By Maura Reilly May 1, 2006, 2:38 GMT
“Australia, what fresh hell is this?”
Guy Pearce as Charlie Burns in ‘The Proposition’ Photo by: Kerry Brown
Captain Stanley, played by Ray Winstone in John Hillcoat’s outback western ‘The Proposition’, mutters that statement as he looks out at a landscape of dust and horizon.
He’s not far from hell.
He’s in 1880’s Western Australia, an English police Captain struggling against the elements, lawlessness and his own nature to bring peace.
Stanley offers the Proposition to Charlie Burns, the middle brother of a family of bushrangers wanted for rape and murder. Charlie (Guy Pearce) is given the choice: take a horse and a gun and hunt down older brother Arthur (Danny Huston) or let younger brother Mikey hang come Christmas Day.
Charlie chooses what he considers the lesser of two evils to save young Mikey and sets off into the wild in search of the rest of the gang.

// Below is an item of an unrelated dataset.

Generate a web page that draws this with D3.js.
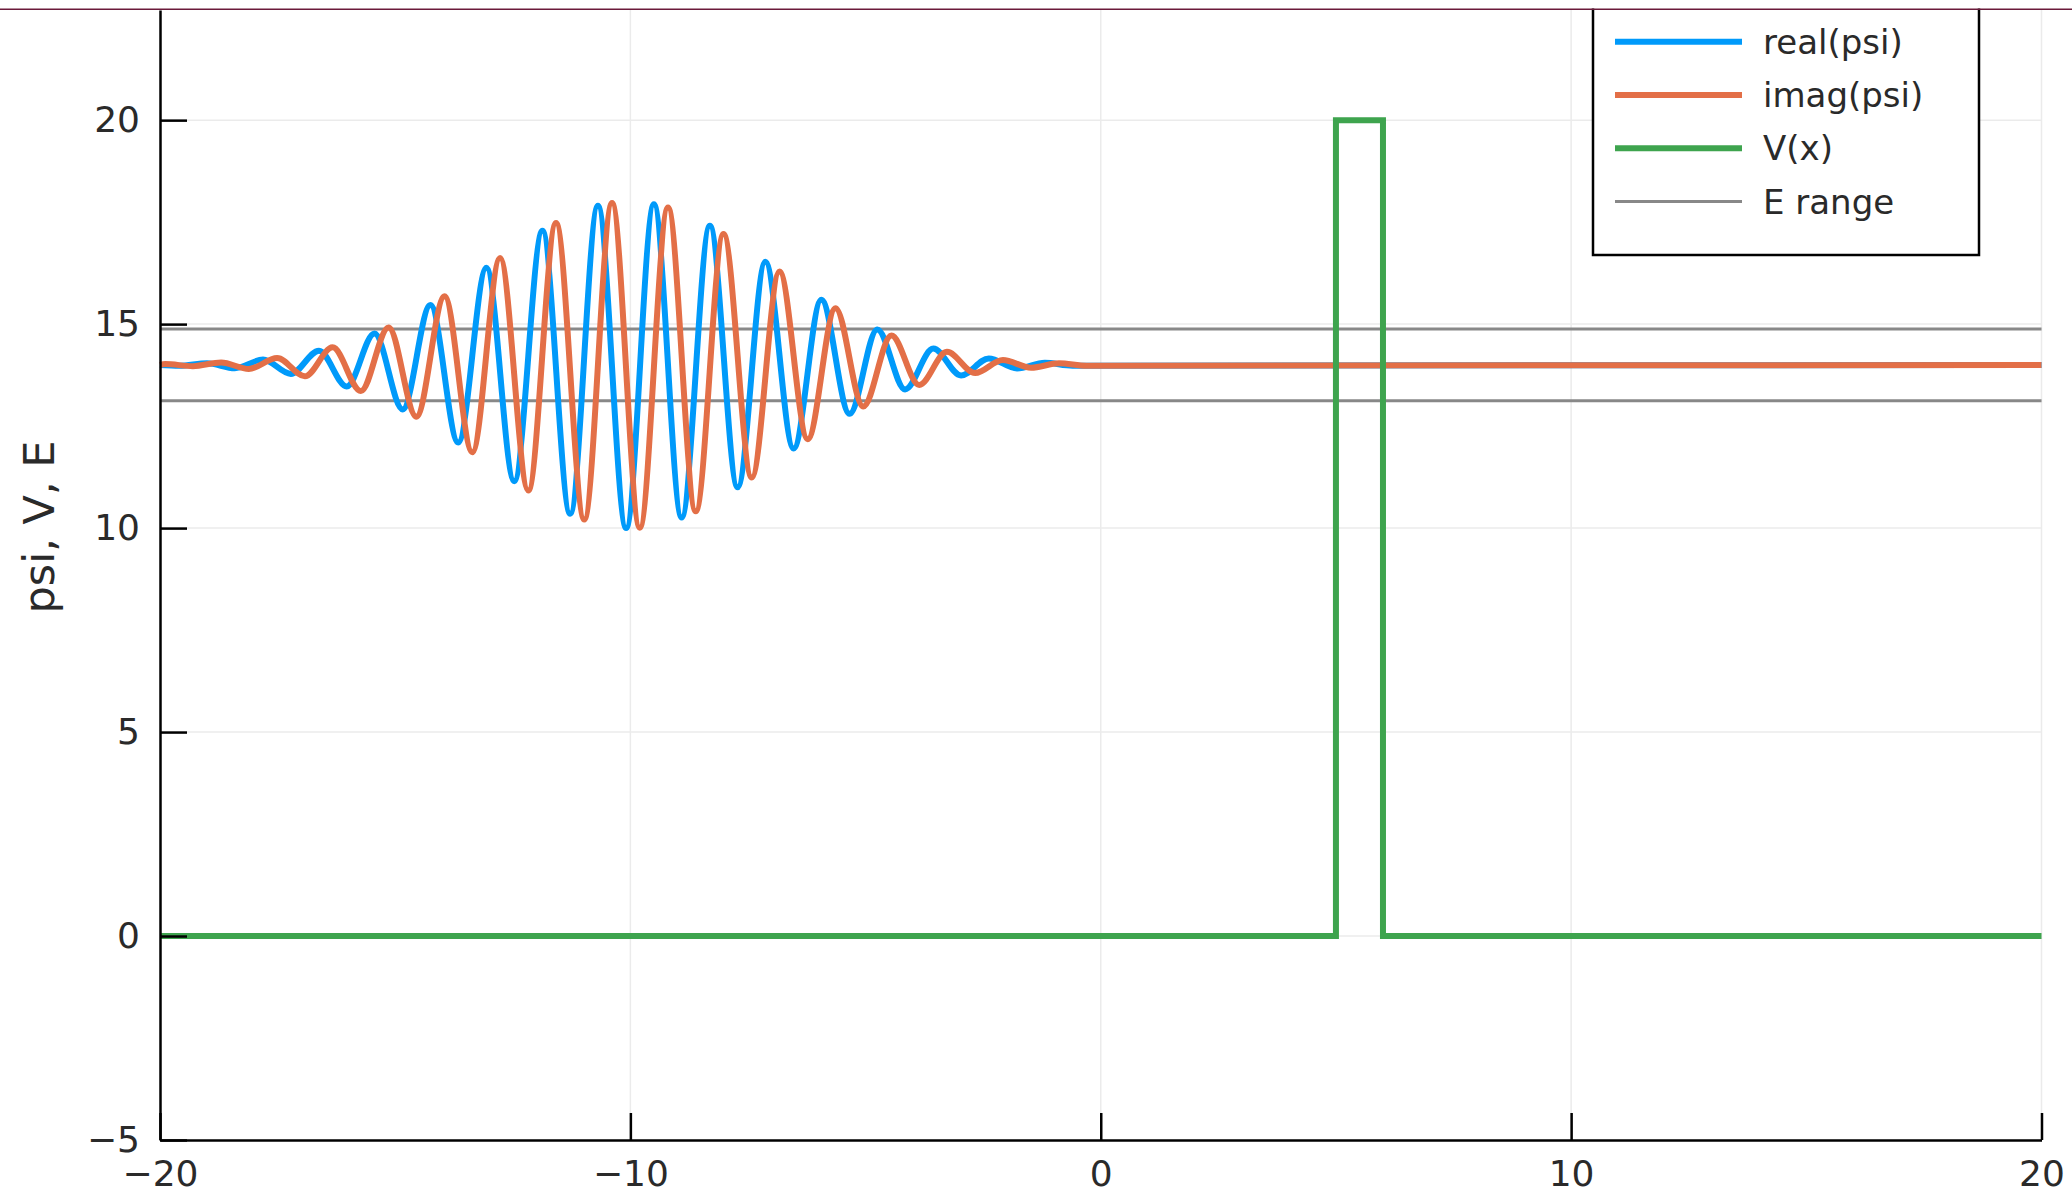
<!DOCTYPE html>
<html>
<head>
<meta charset="utf-8">
<script src="https://cdn.jsdelivr.net/npm/d3@7"></script>
<style>
  body { margin: 0; background: #fff; }
  svg { display: block; }
</style>
</head>
<body>
<div id="chart"></div>
<script>
// extrema of real(psi)
const realX = [-20, -19.59, -19.00, -18.41, -17.81, -17.22, -16.62, -16.03, -15.44, -14.84, -14.25,
  -13.66, -13.06, -12.47, -11.87, -11.28, -10.69, -10.09, -9.50, -8.91, -8.31, -7.72, -7.13,
  -6.53, -5.94, -5.34, -4.75, -4.16, -3.56, -2.97, -2.38, -1.78, -1.19, -0.6, 20]
const realY = [14.0, 13.98, 14.04, 13.92, 14.13, 13.78, 14.35, 13.47, 14.77, 12.91, 15.47,
  12.10, 16.38, 11.15, 17.29, 10.35, 17.90, 10.00, 17.94, 10.26, 17.41, 11.00, 16.53,
  11.95, 15.60, 12.80, 14.87, 13.40, 14.40, 13.74, 14.16, 13.91, 14.05, 13.98, 14.0]

// extrema of imag(psi)
const imagX = [-20, -19.89, -19.30, -18.70, -18.11, -17.51, -16.92, -16.33, -15.73, -15.14, -14.55,
  -13.95, -13.36, -12.77, -12.17, -11.58, -10.98, -10.39, -9.80, -9.20, -8.61, -8.02, -7.42,
  -6.83, -6.23, -5.64, -5.05, -4.45, -3.86, -3.27, -2.67, -2.08, -1.48, -0.89, -0.3, 20]
const imagY = [14.0, 14.02, 13.97, 14.06, 13.90, 14.17, 13.72, 14.43, 13.36, 14.92, 12.73,
  15.68, 11.86, 16.62, 10.92, 17.48, 10.21, 17.97, 10.01, 17.86, 10.41, 17.21, 11.24,
  16.29, 12.18, 15.39, 12.98, 14.72, 13.51, 14.32, 13.80, 14.12, 13.93, 14.04, 13.98, 14.0]

// potential barrier
const vX = [-20, 5, 5, 6, 6, 20]
const vY = [0, 0, 20, 20, 0, 0]

// energy range
const eRange = [14.88, 13.12]

const xTicks = [-20, -10, 0, 10, 20]
const yTicks = [-5, 0, 5, 10, 15, 20]
const seriesNames = ['real(psi)', 'imag(psi)', 'V(x)', 'E range']
const seriesColors = ['#009AFA', '#E36F47', '#3EA44E', '#888888']

const w = 2072
const h = 1196

const svg = d3.select('#chart')
  .append('svg')
  .attr('width', w)
  .attr('height', h)

const x = d3.scaleLinear().domain([-20, 20]).range([160, 2041.5])
const y = d3.scaleLinear().domain([-5, 22.7]).range([1140, 10])

// grid
svg.append('g')
  .selectAll('line')
  .data(xTicks.slice(1))
  .enter()
  .append('line')
  .attr('x1', d => x(d)).attr('x2', d => x(d))
  .attr('y1', y(-5)).attr('y2', y(22.7))
  .attr('stroke', '#ebebeb')
  .attr('stroke-width', 1.5)

svg.append('g')
  .selectAll('line')
  .data(yTicks.slice(1))
  .enter()
  .append('line')
  .attr('x1', x(-20)).attr('x2', x(20))
  .attr('y1', d => y(d)).attr('y2', d => y(d))
  .attr('stroke', '#ebebeb')
  .attr('stroke-width', 1.5)

// E range
svg.append('g')
  .selectAll('line')
  .data(eRange)
  .enter()
  .append('line')
  .attr('x1', x(-20)).attr('x2', x(20))
  .attr('y1', d => y(d)).attr('y2', d => y(d))
  .attr('stroke', seriesColors[3])
  .attr('stroke-width', 3)

const wave = d3.line()
  .x(d => x(d[0]))
  .y(d => y(d[1]))
  .curve(d3.curveMonotoneX)

svg.append('path')
  .attr('d', wave(d3.zip(realX, realY)))
  .attr('fill', 'none')
  .attr('stroke', seriesColors[0])
  .attr('stroke-width', 6)

svg.append('path')
  .attr('d', wave(d3.zip(imagX, imagY)))
  .attr('fill', 'none')
  .attr('stroke', seriesColors[1])
  .attr('stroke-width', 6)

const step = d3.line()
  .x(d => x(d[0]))
  .y(d => y(d[1]))

svg.append('path')
  .attr('d', step(d3.zip(vX, vY)))
  .attr('fill', 'none')
  .attr('stroke', seriesColors[2])
  .attr('stroke-width', 6)

// axes
const tickFont = '"DejaVu Sans", sans-serif'
const fmt = d => d3.format('d')(d).replace('-', '\u2212')

const xAxis = svg.append('g')
  .attr('transform', 'translate(0,' + y(-5) + ')')
  .call(d3.axisBottom(x).tickValues(xTicks).tickSizeInner(-27).tickSizeOuter(0).tickFormat(fmt))
xAxis.select('.domain').attr('stroke', '#000').attr('stroke-width', 2.5)
xAxis.selectAll('.tick line').attr('stroke', '#000').attr('stroke-width', 2.5)
xAxis.selectAll('.tick text')
  .attr('font-family', tickFont)
  .attr('font-size', 36)
  .attr('fill', '#2a2a2a')
  .attr('dy', '0.36em')
  .attr('y', 33)

const yAxis = svg.append('g')
  .attr('transform', 'translate(' + x(-20) + ',0)')
  .call(d3.axisLeft(y).tickValues(yTicks).tickSizeInner(-27).tickSizeOuter(0).tickPadding(20).tickFormat(fmt))
yAxis.select('.domain').attr('stroke', '#000').attr('stroke-width', 2.5)
yAxis.selectAll('.tick line').attr('stroke', '#000').attr('stroke-width', 2.5)
yAxis.selectAll('.tick text')
  .attr('font-family', tickFont)
  .attr('font-size', 36)
  .attr('fill', '#2a2a2a')

svg.append('text')
  .attr('transform', 'translate(54,527) rotate(-90)')
  .attr('text-anchor', 'middle')
  .attr('font-family', tickFont)
  .attr('font-size', 43)
  .attr('fill', '#2a2a2a')
  .text('psi, V, E')

// legend
const leg = svg.append('g')
leg.append('rect')
  .attr('x', 1593)
  .attr('y', -20)
  .attr('width', 386)
  .attr('height', 275)
  .attr('fill', '#fff')
  .attr('stroke', '#000')
  .attr('stroke-width', 2.5)

const item = leg.selectAll('g.item')
  .data(seriesNames)
  .enter()
  .append('g')
  .attr('class', 'item')
  .attr('transform', (d, i) => 'translate(0,' + (41.7 + i * 53.3) + ')')

item.append('line')
  .attr('x1', 1615).attr('x2', 1742)
  .attr('stroke', (d, i) => seriesColors[i])
  .attr('stroke-width', (d, i) => i == 3 ? 3 : 6)

item.append('text')
  .attr('x', 1763)
  .attr('dy', '0.35em')
  .attr('font-family', '"DejaVu Sans", sans-serif')
  .attr('font-size', 34)
  .attr('fill', '#2a2a2a')
  .text(d => d)

// cropped top edge
svg.append('rect')
  .attr('x', 0).attr('y', 0)
  .attr('width', w).attr('height', 8.5)
  .attr('fill', '#fff')
svg.append('line')
  .attr('x1', 0).attr('x2', w)
  .attr('y1', 9.3).attr('y2', 9.3)
  .attr('stroke', '#6b1a3a')
  .attr('stroke-width', 1.5)
</script>
</body>
</html>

Stanley’s proposition has repercussions back home with the local boss Eden Fletcher (David Wenham) who demands immediate justice for the crimes committed on local citizens and with his own wife Martha (Emily Watson) who struggles with his constant shielding of her from the reality of life in the harsh outback.
It all comes home to roost on Stanley’s front porch in a bloody final conclusion.
Guy Pearce gives another strong performance. This time he is a man trying to make a clean break for himself and his younger, more impressionable brother when the repercussions of his former life pull him back into the fray.
Following along the well – tread path of great westerns, our hero doesn’t say much. We know Charlie is a thief and a killer but you still hope he makes it in time to save Mikey. And you understand when he comes face to face with the difficult final decision about Arthur that he’s torn in two.
At the end of the quest when the work is done the question of what Charlie is going to do next resonates with the audience. After being party to and seeing so much destruction, can a man find peace?
Pearce’s subtle characterization leaves us with many possibilities for Charlie’s future.
No mistaking though, this is Ray Winstone’s movie. He is the heir apparent to Oliver Reed: a perfect blend of street hooligan and vulnerability.
Here we have a lawman, well as close as you’re going to get out here in the wild. But he himself is not as black and white as traditional law men are often portrayed. He has spent his life with bad men, may even have been one himself. (What better way to catch a thief then to hire one, right?)
But his sense of justice is unquestionable.
He is trying to bring order to chaos if only to protect his wife who he has unwittingly placed in danger by the mere fact that she is with him. He struggles to shelter her, building her pretty cage with fresh paint and portraits of the Queen on the walls and Christmas trees from England. They try to maintain a semblance of the life they left behind only to be met with resentment from the community he was hired to protect.
Emily Watson as Stanley’s good lady wife is the perfect yang to his ying and helps Winstone deliver a subtler performance than we are used to watching. There is unseen strength to Martha, a desire to understand better this new world she’s come to and to be a help to her husband. So much is revealed in her clear blue eyes, the only truly innocent person in this story.
Danny Huston is spell-binding as the unbalanced Arthur. Listening to him is like listening to his famous father, John. Huston plays Arthur as a man who’s seen his end and is just waiting for the inevitable.
While David Wenham’s character Eden Fletcher, the town boss, may look cleaner than the rest of the citizens of Banyan, the truth is far from that. His disdain for individuals or groups he considers “filth” makes Stanley’s job that much more difficult. Some may recognize Aboriginal actor David Gulpilil as the tracker Jacko from Rabbit Proof Fence (2002).
Director Hillcoat had always wanted to do an Australian Western. He saw the country’s unforgiving terrain, violent history, and treatment of the indigenous peoples as a perfect backdrop for a richly layered tale.
Hillcoat enlisted singer/songwriter Nick Cave, originally brought on to do the music for the movie, to write the screenplay. Cave’s initial resistance to the whole writing idea gave way to a lyrical character study.
Many of the elements in the movie harken to great works that came before. There are David Lean-like shots of the landscape that stretches on forever, where the addition of a solitary figure drives home the feeling of isolation.
You see trouble coming from a long way off in this place.
Guy’s flinty Charlie is reminiscent of Eastwood’s early characters like Josey Wales. John Hurt’s Jellon Lamb, the crusty bard and Donny Huston’s wild philosopher Arthur are like characters from a Shakespeare play. All blended together it makes a gripping story to become immersed in.
They aren’t reinventing the western here. If anything it shows how there is a universality to this story, times that strike a chord in audiences around the world.
Opens limited in NY & LA May 5, 2006 MPAA rated R for strong language and violence.